SET TASK
Leave out the images; return the rest of the data exactly.
## BEGIN DATA FOR PROCESSING
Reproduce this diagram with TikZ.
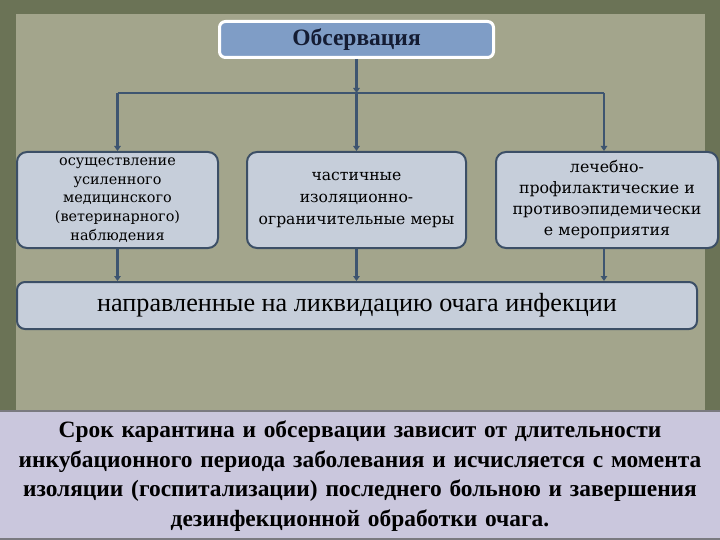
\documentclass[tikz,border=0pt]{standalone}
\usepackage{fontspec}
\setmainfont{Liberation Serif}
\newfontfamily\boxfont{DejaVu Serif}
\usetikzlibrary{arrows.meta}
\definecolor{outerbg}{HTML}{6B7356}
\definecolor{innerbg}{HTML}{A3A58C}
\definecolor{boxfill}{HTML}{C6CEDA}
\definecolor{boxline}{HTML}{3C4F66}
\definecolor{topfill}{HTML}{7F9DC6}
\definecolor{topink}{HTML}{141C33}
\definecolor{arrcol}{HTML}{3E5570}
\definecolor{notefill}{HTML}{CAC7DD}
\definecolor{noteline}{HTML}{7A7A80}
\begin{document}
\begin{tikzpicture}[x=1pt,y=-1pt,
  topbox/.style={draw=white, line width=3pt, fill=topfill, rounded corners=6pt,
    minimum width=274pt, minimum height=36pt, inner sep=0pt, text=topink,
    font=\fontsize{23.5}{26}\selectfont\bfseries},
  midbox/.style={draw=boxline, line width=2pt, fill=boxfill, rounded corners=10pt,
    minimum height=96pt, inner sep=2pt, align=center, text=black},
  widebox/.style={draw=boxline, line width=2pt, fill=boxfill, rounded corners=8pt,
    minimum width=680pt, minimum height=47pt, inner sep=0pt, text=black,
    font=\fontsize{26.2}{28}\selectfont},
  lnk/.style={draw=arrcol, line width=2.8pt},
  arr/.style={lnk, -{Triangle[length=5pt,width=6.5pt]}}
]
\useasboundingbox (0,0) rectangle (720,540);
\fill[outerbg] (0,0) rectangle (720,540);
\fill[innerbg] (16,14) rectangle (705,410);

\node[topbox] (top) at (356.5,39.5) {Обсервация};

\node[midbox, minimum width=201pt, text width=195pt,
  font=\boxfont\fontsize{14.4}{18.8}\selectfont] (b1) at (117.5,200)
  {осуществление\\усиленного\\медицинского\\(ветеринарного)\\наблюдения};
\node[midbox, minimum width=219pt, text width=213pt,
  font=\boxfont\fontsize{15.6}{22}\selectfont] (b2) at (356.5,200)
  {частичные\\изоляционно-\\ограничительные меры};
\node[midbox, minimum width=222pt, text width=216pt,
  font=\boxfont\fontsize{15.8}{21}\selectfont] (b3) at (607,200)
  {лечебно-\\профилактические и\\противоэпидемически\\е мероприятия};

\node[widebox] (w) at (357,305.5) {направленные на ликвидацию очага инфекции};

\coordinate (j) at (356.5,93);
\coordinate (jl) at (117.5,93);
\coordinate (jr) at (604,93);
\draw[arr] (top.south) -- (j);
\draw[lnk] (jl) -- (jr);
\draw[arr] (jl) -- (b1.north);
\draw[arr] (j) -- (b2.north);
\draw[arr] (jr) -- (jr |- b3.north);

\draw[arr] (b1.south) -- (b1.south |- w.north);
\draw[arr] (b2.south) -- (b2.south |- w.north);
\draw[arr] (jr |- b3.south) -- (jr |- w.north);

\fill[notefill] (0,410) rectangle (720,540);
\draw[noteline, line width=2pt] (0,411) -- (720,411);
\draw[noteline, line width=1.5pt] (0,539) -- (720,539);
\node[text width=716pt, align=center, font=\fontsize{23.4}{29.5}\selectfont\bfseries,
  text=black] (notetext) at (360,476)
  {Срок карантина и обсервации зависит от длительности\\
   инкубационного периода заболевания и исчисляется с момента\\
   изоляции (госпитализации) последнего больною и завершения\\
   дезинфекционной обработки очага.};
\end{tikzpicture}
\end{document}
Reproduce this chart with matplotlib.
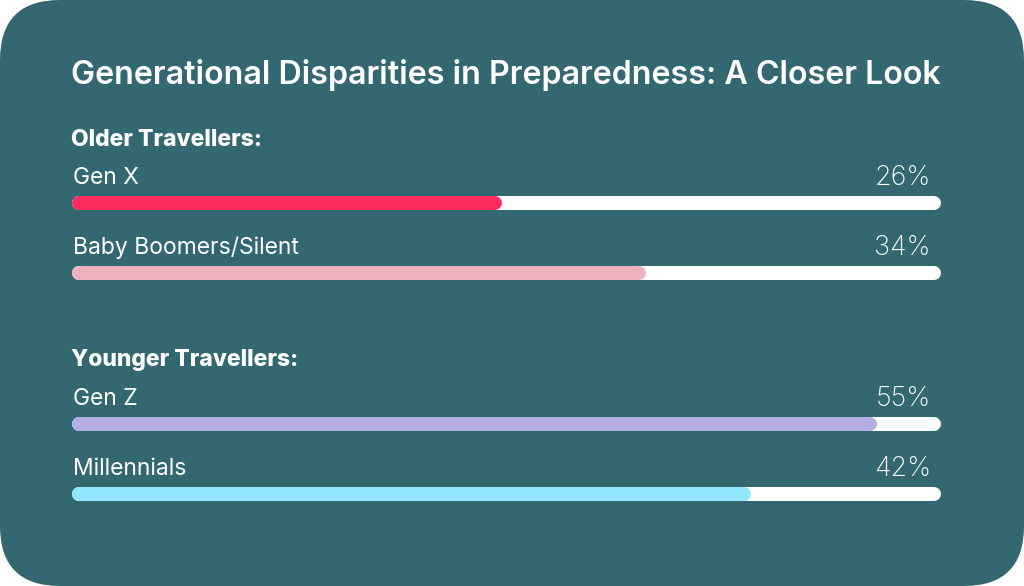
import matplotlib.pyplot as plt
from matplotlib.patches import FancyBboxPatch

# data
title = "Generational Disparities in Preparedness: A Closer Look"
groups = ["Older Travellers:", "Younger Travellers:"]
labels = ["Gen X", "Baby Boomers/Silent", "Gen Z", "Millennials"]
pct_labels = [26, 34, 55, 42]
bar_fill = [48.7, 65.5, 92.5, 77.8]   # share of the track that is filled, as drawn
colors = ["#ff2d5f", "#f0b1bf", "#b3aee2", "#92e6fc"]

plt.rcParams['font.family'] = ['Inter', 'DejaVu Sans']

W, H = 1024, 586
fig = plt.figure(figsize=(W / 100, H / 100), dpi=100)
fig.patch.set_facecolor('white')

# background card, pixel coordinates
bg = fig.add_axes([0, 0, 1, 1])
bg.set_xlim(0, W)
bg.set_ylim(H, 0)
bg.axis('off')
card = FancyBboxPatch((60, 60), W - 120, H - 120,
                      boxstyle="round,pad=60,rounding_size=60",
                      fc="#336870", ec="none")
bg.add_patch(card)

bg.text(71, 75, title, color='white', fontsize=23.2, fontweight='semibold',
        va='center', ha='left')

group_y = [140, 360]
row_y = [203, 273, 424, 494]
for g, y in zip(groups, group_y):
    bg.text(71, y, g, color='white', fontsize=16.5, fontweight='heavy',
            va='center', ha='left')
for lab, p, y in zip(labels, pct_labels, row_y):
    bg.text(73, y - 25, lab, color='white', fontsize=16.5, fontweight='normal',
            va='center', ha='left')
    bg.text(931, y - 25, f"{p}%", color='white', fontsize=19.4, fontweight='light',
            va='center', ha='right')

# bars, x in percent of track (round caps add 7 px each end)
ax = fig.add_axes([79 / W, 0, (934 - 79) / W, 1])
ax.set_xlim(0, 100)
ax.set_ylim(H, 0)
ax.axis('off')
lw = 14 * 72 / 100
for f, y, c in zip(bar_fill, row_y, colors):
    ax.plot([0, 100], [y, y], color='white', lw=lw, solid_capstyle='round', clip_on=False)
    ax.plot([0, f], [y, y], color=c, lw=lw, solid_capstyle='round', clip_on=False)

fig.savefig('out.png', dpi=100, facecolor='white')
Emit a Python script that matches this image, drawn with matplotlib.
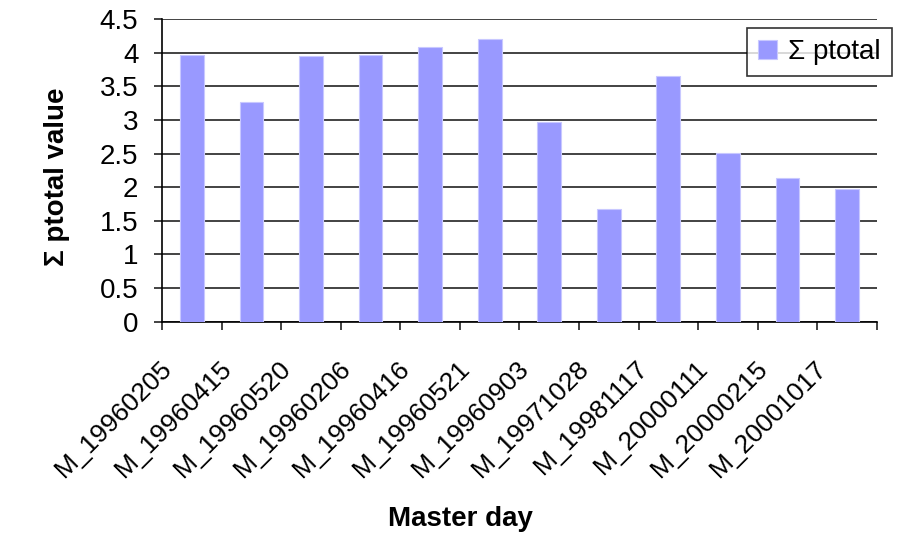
## END DATA FOR PROCESSING
WRITTEN RESPONSE
Reproduce this diagram with TikZ.
\documentclass[tikz,border=0pt]{standalone}
\usepackage{fontspec}
\setmainfont{Liberation Serif}
\newfontfamily\boxfont{DejaVu Serif}
\usetikzlibrary{arrows.meta}
\definecolor{outerbg}{HTML}{6B7356}
\definecolor{innerbg}{HTML}{A3A58C}
\definecolor{boxfill}{HTML}{C6CEDA}
\definecolor{boxline}{HTML}{3C4F66}
\definecolor{topfill}{HTML}{7F9DC6}
\definecolor{topink}{HTML}{141C33}
\definecolor{arrcol}{HTML}{3E5570}
\definecolor{notefill}{HTML}{CAC7DD}
\definecolor{noteline}{HTML}{7A7A80}
\begin{document}
\begin{tikzpicture}[x=1pt,y=-1pt,
  topbox/.style={draw=white, line width=3pt, fill=topfill, rounded corners=6pt,
    minimum width=274pt, minimum height=36pt, inner sep=0pt, text=topink,
    font=\fontsize{23.5}{26}\selectfont\bfseries},
  midbox/.style={draw=boxline, line width=2pt, fill=boxfill, rounded corners=10pt,
    minimum height=96pt, inner sep=2pt, align=center, text=black},
  widebox/.style={draw=boxline, line width=2pt, fill=boxfill, rounded corners=8pt,
    minimum width=680pt, minimum height=47pt, inner sep=0pt, text=black,
    font=\fontsize{26.2}{28}\selectfont},
  lnk/.style={draw=arrcol, line width=2.8pt},
  arr/.style={lnk, -{Triangle[length=5pt,width=6.5pt]}}
]
\useasboundingbox (0,0) rectangle (720,540);
\fill[outerbg] (0,0) rectangle (720,540);
\fill[innerbg] (16,14) rectangle (705,410);

\node[topbox] (top) at (356.5,39.5) {Обсервация};

\node[midbox, minimum width=201pt, text width=195pt,
  font=\boxfont\fontsize{14.4}{18.8}\selectfont] (b1) at (117.5,200)
  {осуществление\\усиленного\\медицинского\\(ветеринарного)\\наблюдения};
\node[midbox, minimum width=219pt, text width=213pt,
  font=\boxfont\fontsize{15.6}{22}\selectfont] (b2) at (356.5,200)
  {частичные\\изоляционно-\\ограничительные меры};
\node[midbox, minimum width=222pt, text width=216pt,
  font=\boxfont\fontsize{15.8}{21}\selectfont] (b3) at (607,200)
  {лечебно-\\профилактические и\\противоэпидемически\\е мероприятия};

\node[widebox] (w) at (357,305.5) {направленные на ликвидацию очага инфекции};

\coordinate (j) at (356.5,93);
\coordinate (jl) at (117.5,93);
\coordinate (jr) at (604,93);
\draw[arr] (top.south) -- (j);
\draw[lnk] (jl) -- (jr);
\draw[arr] (jl) -- (b1.north);
\draw[arr] (j) -- (b2.north);
\draw[arr] (jr) -- (jr |- b3.north);

\draw[arr] (b1.south) -- (b1.south |- w.north);
\draw[arr] (b2.south) -- (b2.south |- w.north);
\draw[arr] (jr |- b3.south) -- (jr |- w.north);

\fill[notefill] (0,410) rectangle (720,540);
\draw[noteline, line width=2pt] (0,411) -- (720,411);
\draw[noteline, line width=1.5pt] (0,539) -- (720,539);
\node[text width=716pt, align=center, font=\fontsize{23.4}{29.5}\selectfont\bfseries,
  text=black] (notetext) at (360,476)
  {Срок карантина и обсервации зависит от длительности\\
   инкубационного периода заболевания и исчисляется с момента\\
   изоляции (госпитализации) последнего больною и завершения\\
   дезинфекционной обработки очага.};
\end{tikzpicture}
\end{document}
Reproduce this chart with matplotlib.
import matplotlib.pyplot as plt
from matplotlib.patches import FancyBboxPatch

# data
title = "Generational Disparities in Preparedness: A Closer Look"
groups = ["Older Travellers:", "Younger Travellers:"]
labels = ["Gen X", "Baby Boomers/Silent", "Gen Z", "Millennials"]
pct_labels = [26, 34, 55, 42]
bar_fill = [48.7, 65.5, 92.5, 77.8]   # share of the track that is filled, as drawn
colors = ["#ff2d5f", "#f0b1bf", "#b3aee2", "#92e6fc"]

plt.rcParams['font.family'] = ['Inter', 'DejaVu Sans']

W, H = 1024, 586
fig = plt.figure(figsize=(W / 100, H / 100), dpi=100)
fig.patch.set_facecolor('white')

# background card, pixel coordinates
bg = fig.add_axes([0, 0, 1, 1])
bg.set_xlim(0, W)
bg.set_ylim(H, 0)
bg.axis('off')
card = FancyBboxPatch((60, 60), W - 120, H - 120,
                      boxstyle="round,pad=60,rounding_size=60",
                      fc="#336870", ec="none")
bg.add_patch(card)

bg.text(71, 75, title, color='white', fontsize=23.2, fontweight='semibold',
        va='center', ha='left')

group_y = [140, 360]
row_y = [203, 273, 424, 494]
for g, y in zip(groups, group_y):
    bg.text(71, y, g, color='white', fontsize=16.5, fontweight='heavy',
            va='center', ha='left')
for lab, p, y in zip(labels, pct_labels, row_y):
    bg.text(73, y - 25, lab, color='white', fontsize=16.5, fontweight='normal',
            va='center', ha='left')
    bg.text(931, y - 25, f"{p}%", color='white', fontsize=19.4, fontweight='light',
            va='center', ha='right')

# bars, x in percent of track (round caps add 7 px each end)
ax = fig.add_axes([79 / W, 0, (934 - 79) / W, 1])
ax.set_xlim(0, 100)
ax.set_ylim(H, 0)
ax.axis('off')
lw = 14 * 72 / 100
for f, y, c in zip(bar_fill, row_y, colors):
    ax.plot([0, 100], [y, y], color='white', lw=lw, solid_capstyle='round', clip_on=False)
    ax.plot([0, f], [y, y], color=c, lw=lw, solid_capstyle='round', clip_on=False)

fig.savefig('out.png', dpi=100, facecolor='white')
Emit a Python script that matches this image, drawn with matplotlib.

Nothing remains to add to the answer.